An admonition may be used in subsequent proceedings in which the respondent has been found guilty of misconduct as evidence of prior misconduct bearing upon the issue of the sanction to be imposed in the subsequent proceeding.

While the disciplinary board felt it could not consider respondent's prior discipline because it was not introduced into the record, nothing in this rule requires the prior admonition to be formally introduced into evidence. See also La. Code Evid. art. 201(D) and art. 202(B)(e).

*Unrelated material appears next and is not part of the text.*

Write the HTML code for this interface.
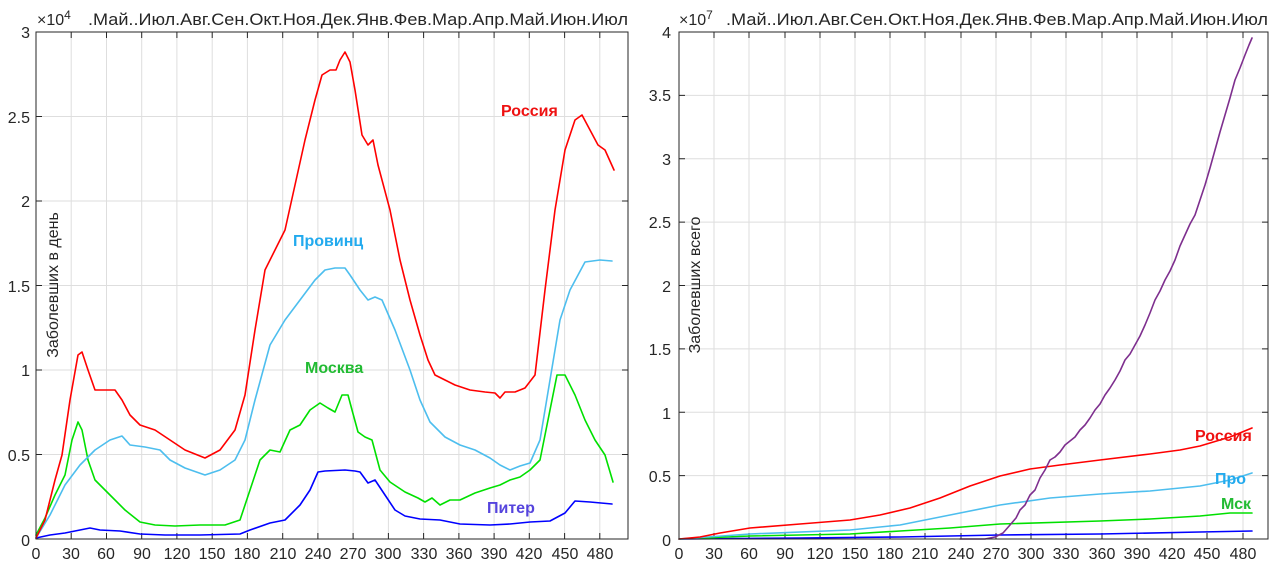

. Supreme Court Rule XIX, § 11 F(2) provides:

(2) During its review, the board shall not receive or consider any evidence that was not presented to the hearing committee, except upon notice to the respondent and disciplinary counsel and opportunity to respond. The hearing committee shall act as the initial trier of fact; the board serves an appellate review function. If new evidence warranting a reopening of the proceeding is discovered, the case should be remanded to the hearing committee.